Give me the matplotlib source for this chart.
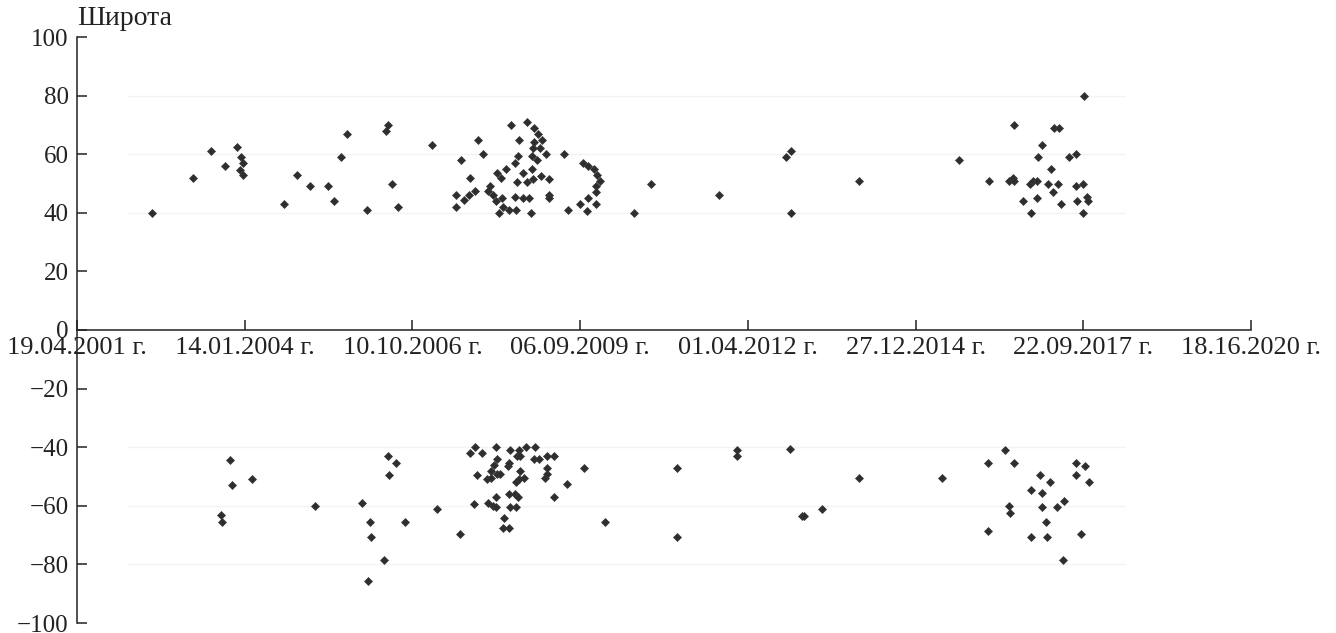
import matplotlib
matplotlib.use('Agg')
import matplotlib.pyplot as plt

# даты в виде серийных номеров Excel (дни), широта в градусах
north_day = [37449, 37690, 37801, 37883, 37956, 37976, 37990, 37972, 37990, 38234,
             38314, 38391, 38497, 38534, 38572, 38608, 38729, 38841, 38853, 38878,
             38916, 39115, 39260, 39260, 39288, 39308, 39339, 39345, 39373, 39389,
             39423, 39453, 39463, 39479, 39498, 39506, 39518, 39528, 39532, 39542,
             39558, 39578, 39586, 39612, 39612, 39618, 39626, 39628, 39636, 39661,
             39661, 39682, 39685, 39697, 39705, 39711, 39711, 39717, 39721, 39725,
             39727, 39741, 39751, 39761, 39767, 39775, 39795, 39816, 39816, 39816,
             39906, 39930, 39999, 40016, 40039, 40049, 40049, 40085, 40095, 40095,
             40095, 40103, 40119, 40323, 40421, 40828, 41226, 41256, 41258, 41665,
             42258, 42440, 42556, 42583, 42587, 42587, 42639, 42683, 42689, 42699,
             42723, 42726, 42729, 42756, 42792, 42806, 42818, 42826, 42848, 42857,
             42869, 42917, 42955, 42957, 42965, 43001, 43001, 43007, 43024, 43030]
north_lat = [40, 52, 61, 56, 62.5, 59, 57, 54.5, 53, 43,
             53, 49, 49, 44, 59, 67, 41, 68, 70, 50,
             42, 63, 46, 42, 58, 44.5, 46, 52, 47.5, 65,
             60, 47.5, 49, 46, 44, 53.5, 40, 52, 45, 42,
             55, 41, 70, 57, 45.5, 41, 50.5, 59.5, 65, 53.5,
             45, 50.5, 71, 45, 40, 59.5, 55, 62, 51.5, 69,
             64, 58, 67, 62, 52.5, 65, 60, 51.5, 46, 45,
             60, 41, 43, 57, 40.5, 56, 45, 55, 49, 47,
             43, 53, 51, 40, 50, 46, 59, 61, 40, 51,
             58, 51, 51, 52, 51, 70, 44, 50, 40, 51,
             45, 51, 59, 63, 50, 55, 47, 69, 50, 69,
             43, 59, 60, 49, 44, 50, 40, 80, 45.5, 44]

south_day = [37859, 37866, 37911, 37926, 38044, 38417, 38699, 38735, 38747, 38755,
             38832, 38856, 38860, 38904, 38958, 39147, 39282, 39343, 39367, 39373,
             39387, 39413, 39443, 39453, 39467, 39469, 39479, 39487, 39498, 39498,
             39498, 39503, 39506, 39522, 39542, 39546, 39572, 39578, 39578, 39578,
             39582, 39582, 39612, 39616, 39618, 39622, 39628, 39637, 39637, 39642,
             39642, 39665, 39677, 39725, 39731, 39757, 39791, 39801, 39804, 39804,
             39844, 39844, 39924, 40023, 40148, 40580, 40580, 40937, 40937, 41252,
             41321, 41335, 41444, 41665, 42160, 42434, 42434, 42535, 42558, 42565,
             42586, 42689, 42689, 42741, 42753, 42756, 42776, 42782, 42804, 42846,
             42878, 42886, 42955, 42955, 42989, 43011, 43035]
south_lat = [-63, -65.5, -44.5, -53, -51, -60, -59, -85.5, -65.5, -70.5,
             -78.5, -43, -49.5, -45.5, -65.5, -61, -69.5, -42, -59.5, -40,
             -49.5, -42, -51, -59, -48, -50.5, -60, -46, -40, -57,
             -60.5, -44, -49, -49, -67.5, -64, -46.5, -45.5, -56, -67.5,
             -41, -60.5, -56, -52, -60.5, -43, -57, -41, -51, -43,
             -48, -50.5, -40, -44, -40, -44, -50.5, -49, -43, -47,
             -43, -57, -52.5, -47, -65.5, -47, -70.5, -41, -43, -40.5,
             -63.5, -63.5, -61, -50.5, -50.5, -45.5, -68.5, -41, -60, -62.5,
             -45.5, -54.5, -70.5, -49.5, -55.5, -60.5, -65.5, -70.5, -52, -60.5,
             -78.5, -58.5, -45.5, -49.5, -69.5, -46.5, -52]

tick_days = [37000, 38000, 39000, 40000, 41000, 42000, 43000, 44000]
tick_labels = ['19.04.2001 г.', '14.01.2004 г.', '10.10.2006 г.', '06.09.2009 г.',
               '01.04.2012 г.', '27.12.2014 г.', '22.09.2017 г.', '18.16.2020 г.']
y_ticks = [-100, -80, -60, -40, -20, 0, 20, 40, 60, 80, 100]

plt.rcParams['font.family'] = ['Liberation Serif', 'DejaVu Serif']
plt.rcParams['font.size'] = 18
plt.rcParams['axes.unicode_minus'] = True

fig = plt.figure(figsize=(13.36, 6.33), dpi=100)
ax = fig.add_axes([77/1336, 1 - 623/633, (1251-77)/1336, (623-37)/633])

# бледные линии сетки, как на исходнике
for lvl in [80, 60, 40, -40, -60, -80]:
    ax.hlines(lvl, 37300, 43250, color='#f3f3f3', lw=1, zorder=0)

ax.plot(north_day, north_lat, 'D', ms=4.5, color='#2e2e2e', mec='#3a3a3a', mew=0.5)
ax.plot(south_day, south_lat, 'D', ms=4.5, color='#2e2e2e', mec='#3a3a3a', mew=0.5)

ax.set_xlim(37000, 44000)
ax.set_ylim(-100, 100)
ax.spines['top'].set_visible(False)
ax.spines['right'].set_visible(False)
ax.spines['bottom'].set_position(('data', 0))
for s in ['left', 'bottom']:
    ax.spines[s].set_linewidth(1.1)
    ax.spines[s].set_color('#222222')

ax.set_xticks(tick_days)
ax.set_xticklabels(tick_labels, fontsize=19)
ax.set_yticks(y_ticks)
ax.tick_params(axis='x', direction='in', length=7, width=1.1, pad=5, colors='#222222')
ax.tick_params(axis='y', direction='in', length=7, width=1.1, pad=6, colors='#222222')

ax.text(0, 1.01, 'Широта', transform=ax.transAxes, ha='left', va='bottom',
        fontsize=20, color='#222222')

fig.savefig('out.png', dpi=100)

**What is asked:**
Copy all lines from the data that hold the word "matplotlib".

**Response to this task:**
Give me the matplotlib source for this chart.
import matplotlib
matplotlib.use('Agg')
import matplotlib.pyplot as plt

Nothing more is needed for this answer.